The last time that the two women saw each other was in 2001, shortly before Davis was paroled from prison. “I told her I loved her,” Davis remembered. “She told me to go out and do something with my life.” Davis heeded the older woman’s admonition, obtaining her associate’s degree, then her bachelor’s and master’s degrees. She will soon be opening Za’kiyah House, an eight-person sober living residency in Pittsburgh for men returning home from rehab or prison.

“Over 70 percent of people serving Death by Incarceration in Pennsylvania are 40 years or older,” Grote noted. “Increasingly, Pennsylvania prisons are turning into geriatric centers for people who pose no threat to public safety and who are being punished for the acts committed in their youth.”

Davis agrees. “I’m 46,” she reflected. “I was 22 when I got in trouble. I definitely wouldn’t make the same decisions [now]. And people should be given a chance to right their wrongs.”

Sheena King is another woman whose birthday excludes her from resentencing. When she was 18 years old, King’s boyfriend coerced her into fatally shooting another woman, threatening to kill King and her family if she did not comply. “It seems ridiculous that I believed him,” King recalled in a recent letter, “but I did. I should have called the police, but at 18, I didn’t think anyone could or would help me.” King’s past experiences with calling the police to stop her abusive stepfather had been futile, so rather than risk her family’s lives, she agreed. She was later arrested and convicted of first-degree murder, a conviction that, in Pennsylvania, mandates a sentence of life without parole.

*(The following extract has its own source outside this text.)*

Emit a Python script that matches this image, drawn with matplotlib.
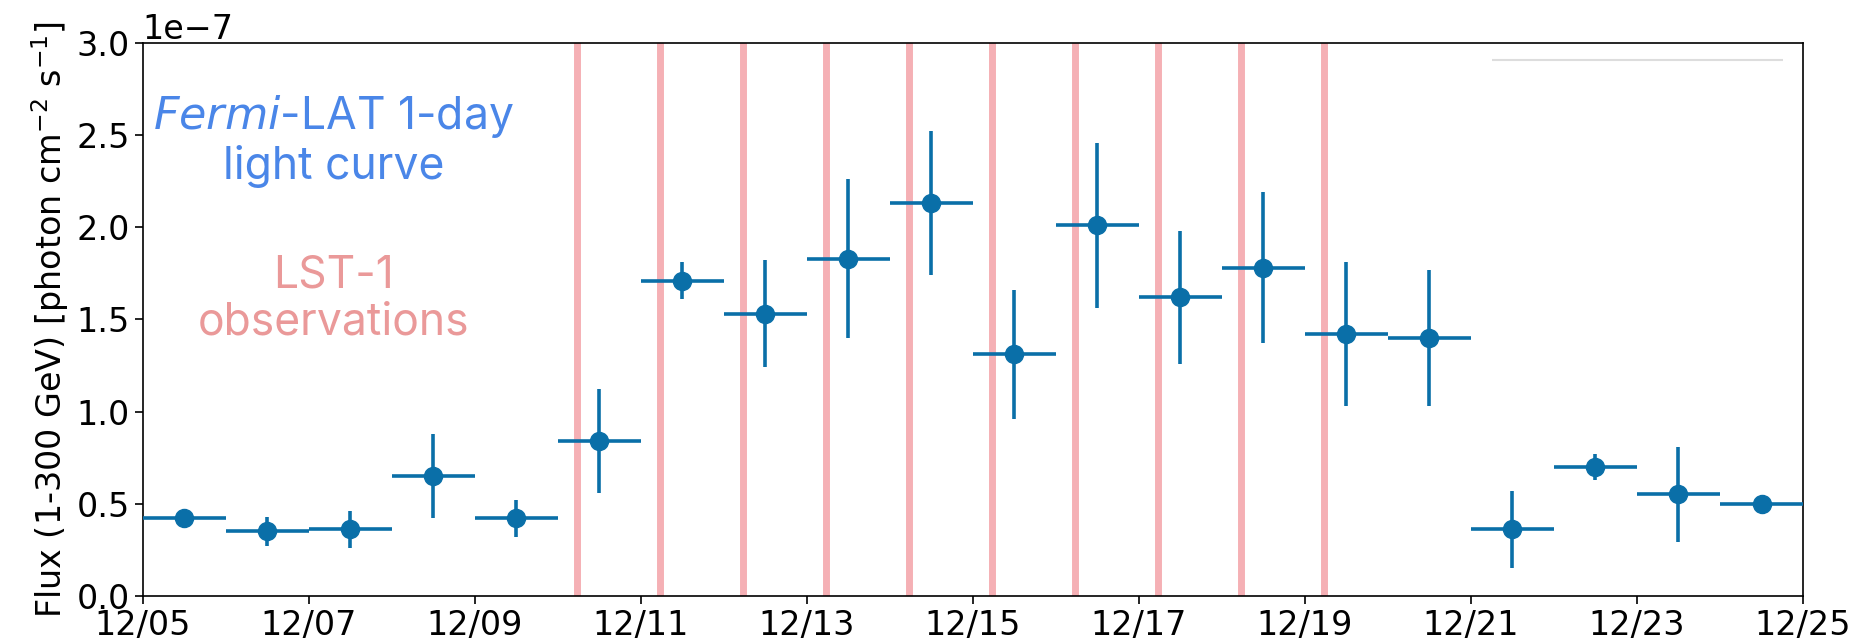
import datetime as dt
import numpy as np
import matplotlib
matplotlib.use("Agg")
import matplotlib.pyplot as plt
import matplotlib.dates as mdates

# Fermi-LAT 1-day bins (day of December, bin centre at noon)
days = [5, 6, 7, 8, 9, 10, 11, 12, 13, 14, 15, 16, 17, 18, 19, 20, 21, 22, 23, 24]
flux = [0.42, 0.35, 0.36, 0.65, 0.42, 0.84, 1.71, 1.53, 1.83, 2.13, 1.31, 2.01,
        1.62, 1.78, 1.42, 1.40, 0.36, 0.70, 0.55, 0.50]
flux_err = [0.03, 0.08, 0.10, 0.23, 0.10, 0.28, 0.10, 0.29, 0.43, 0.39, 0.35, 0.45,
            0.36, 0.41, 0.39, 0.37, 0.21, 0.07, 0.26, 0.03]

# LST-1 observation nights (day of December, fractional)
lst_obs = [10.23, 11.23, 12.23, 13.23, 14.23, 15.23, 16.23, 17.23, 18.23, 19.23]

def to_date(d):
    return dt.datetime(2022, 12, 1) + dt.timedelta(days=d - 1)

x = [to_date(d + 0.5) for d in days]
y = np.array(flux) * 1e-7
yerr = np.array(flux_err) * 1e-7
xerr = [dt.timedelta(hours=12)] * len(days)

fig = plt.figure(figsize=(18.54, 6.42), dpi=100)
ax = fig.add_axes([0.077, 0.072, 0.8955, 0.861])

for d in lst_obs:
    ax.axvline(to_date(d), color="#f4a3a8", lw=5, alpha=0.85, zorder=1)

ax.errorbar(x, y, xerr=xerr, yerr=yerr, fmt="o", color="#0a6fa8",
            ms=13, elinewidth=2.6, capsize=0, zorder=3)

# faint remnant line at top right
ax.hlines(2.91e-7, to_date(21.25), to_date(24.76), color="#dddddd", lw=1.5, zorder=2)

ax.set_xlim(to_date(5), to_date(25))
ax.set_ylim(0, 3e-7)
ax.xaxis.set_major_locator(mdates.DayLocator(bymonthday=[5, 7, 9, 11, 13, 15, 17, 19, 21, 23, 25]))
ax.xaxis.set_major_formatter(mdates.DateFormatter("%m/%d"))
ax.set_yticks(np.arange(0, 3.01e-7, 0.5e-7))
ax.tick_params(labelsize=24, length=6, width=1.2)
ax.yaxis.get_offset_text().set_fontsize(24)
for s in ax.spines.values():
    s.set_linewidth(1.2)
ax.set_ylabel("Flux (1-300 GeV) [photon cm$^{-2}$ s$^{-1}$]", fontsize=24, labelpad=4)

ax.text(to_date(7.3), 2.47e-7, "$\\it{Fermi}$-LAT 1-day\nlight curve", ha="center", va="center",
        fontsize=32, color="#4a86e8", family="Inter", linespacing=1.15)
ax.text(to_date(7.3), 1.61e-7, "LST-1\nobservations", ha="center", va="center",
        fontsize=32, color="#ea9999", family="Inter", linespacing=1.15)

fig.savefig("out.png", dpi=100)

Now King, age 45, is the president of the Inmate Organization at SCI Muncy, the women’s prison closer to Philadelphia. Though she and Lee are in different prisons, she knew about Lee’s upcoming hearing and its potential impact on her and the other women serving LWOP. Two weeks before, she wrote in an e-message to Truthout, “Please send some prayers up on the 23rd for Avis Lee’s hearing. If ruled favorably, this will affect me too.”

When she learned that she would get a second chance last year, Shavonne Robbins was ecstatic. Her excitement, however, was tempered by the knowledge that many of the women that she grew up with and who mentored her don’t have that same opportunity. “The brain science say 18 to 25,” she reflected shortly before leaving prison in 2017. “I be around these lifers all the time. They are beautiful people who feel bad and remorseful that desperately want a second chance. Let me tell you, I hope the other lifers get out.”

Despite decades in prison, Lee also remains hopeful. What would she do if she were out of prison? “Share my story,” she said. “Speak to at-risk youth. Visit my mother’s grave; something I haven’t been able to do in almost four decades. Spend time with family and friends. Start a career. Date. Marry. Become a home owner. Volunteer. Vote. Learn to drive, use a cell phone, surf the internet.”